*** Stored data

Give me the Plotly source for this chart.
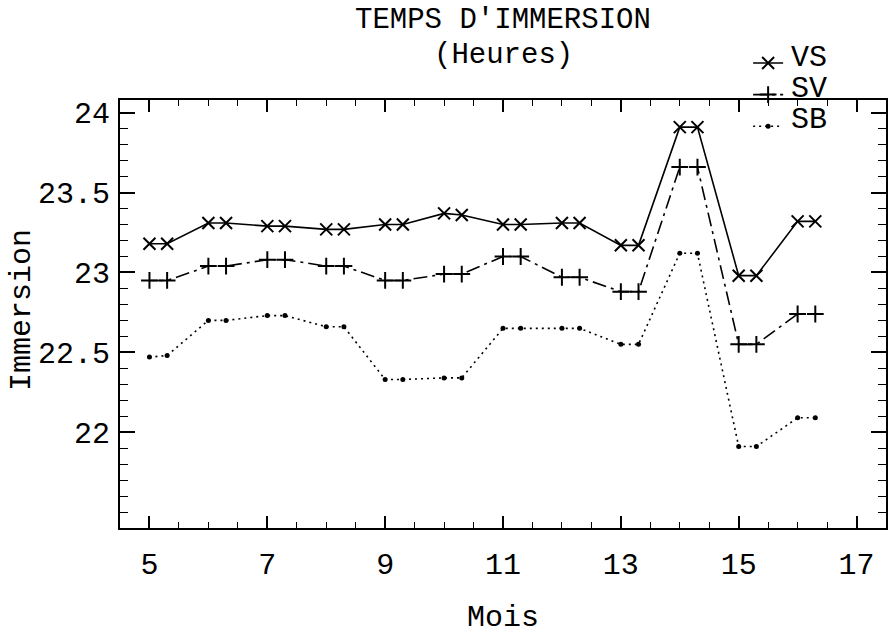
import plotly.graph_objects as go

# Data
mois = [5, 5.3, 6, 6.3, 7, 7.3, 8, 8.3, 9, 9.3, 10, 10.3,
        11, 11.3, 12, 12.3, 13, 13.3, 14, 14.3, 15, 15.3, 16, 16.3]
vs = [23.18, 23.18, 23.31, 23.31, 23.29, 23.29, 23.27, 23.27, 23.30, 23.30, 23.37, 23.36,
      23.30, 23.30, 23.31, 23.31, 23.17, 23.17, 23.91, 23.91, 22.98, 22.98, 23.32, 23.32]
sv = [22.95, 22.95, 23.04, 23.04, 23.08, 23.08, 23.04, 23.04, 22.95, 22.95, 22.99, 22.99,
      23.10, 23.10, 22.97, 22.97, 22.88, 22.88, 23.66, 23.66, 22.55, 22.55, 22.74, 22.74]
sb = [22.47, 22.48, 22.70, 22.70, 22.73, 22.73, 22.66, 22.66, 22.33, 22.33, 22.34, 22.34,
      22.65, 22.65, 22.65, 22.65, 22.55, 22.55, 23.12, 23.12, 21.91, 21.91, 22.09, 22.09]
series_names = ["VS", "SV", "SB"]
x_ticks = [5, 7, 9, 11, 13, 15, 17]
y_ticks = [22, 22.5, 23, 23.5, 24]

FONT = "Liberation Mono"
fig = go.Figure()
fig.add_trace(go.Scatter(x=mois, y=vs, name=" ", mode="lines+markers",
                         line=dict(color="black", width=1.6, dash="solid"),
                         marker=dict(symbol="x-thin-open", size=12, line=dict(color="black", width=2))))
fig.add_trace(go.Scatter(x=mois, y=sv, name="  ", mode="lines+markers",
                         line=dict(color="black", width=1.6, dash="14px,5px,3px,5px"),
                         marker=dict(symbol="cross-thin-open", size=12, line=dict(color="black", width=2))))
fig.add_trace(go.Scatter(x=mois, y=sb, name="   ", mode="lines+markers",
                         line=dict(color="black", width=1.6, dash="2px,4px"),
                         marker=dict(symbol="circle", size=5, color="black")))

axis_common = dict(showgrid=False, zeroline=False, showline=True, linecolor="black",
                   linewidth=2, mirror="allticks", ticks="inside", tickcolor="black",
                   tickwidth=1.5, tickfont=dict(family=FONT, size=30, color="black"))

fig.update_xaxes(range=[4.5, 17.5], tickvals=x_ticks, ticklen=12, ticklabelstandoff=8,
                 minor=dict(dtick=0.5, ticks="inside", ticklen=6, tickcolor="black", tickwidth=1.2),
                 **axis_common)
fig.update_yaxes(range=[21.4, 24.08], tickvals=y_ticks, ticktext=["22", "22.5", "23", "23.5", "24"],
                 ticklen=15, ticklabelstandoff=2,
                 minor=dict(dtick=0.1, ticks="inside", ticklen=8, tickcolor="black", tickwidth=1.2),
                 **axis_common)

txt = dict(xref="paper", yref="paper", showarrow=False, font=dict(family=FONT, size=29, color="black"))
fig.add_annotation(text="TEMPS D'IMMERSION", x=0.5, y=1.185, xanchor="center", yanchor="middle", **txt)
fig.add_annotation(text="(Heures)", x=0.5, y=1.105, xanchor="center", yanchor="middle", **txt)
fig.add_annotation(text="Mois", x=0.5, y=-0.21, xanchor="center", yanchor="middle",
                   xref="paper", yref="paper", showarrow=False,
                   font=dict(family=FONT, size=30, color="black"))
fig.add_annotation(text="Immersion", x=-0.128, y=0.509, xanchor="center", yanchor="middle",
                   textangle=-90, xref="paper", yref="paper", showarrow=False,
                   font=dict(family=FONT, size=30, color="black"))
# legend labels
for i, nm in enumerate(series_names):
    fig.add_annotation(text=nm, x=0.873, y=1.098 - i * 0.0725, xanchor="left", yanchor="middle",
                       xref="paper", yref="paper", showarrow=False,
                       font=dict(family=FONT, size=30, color="black"))

fig.update_layout(
    width=890, height=637,
    margin=dict(l=120, r=2, t=100, b=109),
    paper_bgcolor="white", plot_bgcolor="white",
    legend=dict(x=0.82, y=1.135, xanchor="left", yanchor="top", bgcolor="rgba(0,0,0,0)",
                font=dict(family=FONT, size=22, color="black"), tracegroupgap=0,
                itemwidth=30),
    showlegend=True,
)
fig.write_html("out.html")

******

* _Instructions for the task_
Repeat the lines exactly as they stand, from the opening line of the data through the line with "import plotly.graph_objects as go". Pictures stay out of the copy.

* _Task answer_
Give me the Plotly source for this chart.
import plotly.graph_objects as go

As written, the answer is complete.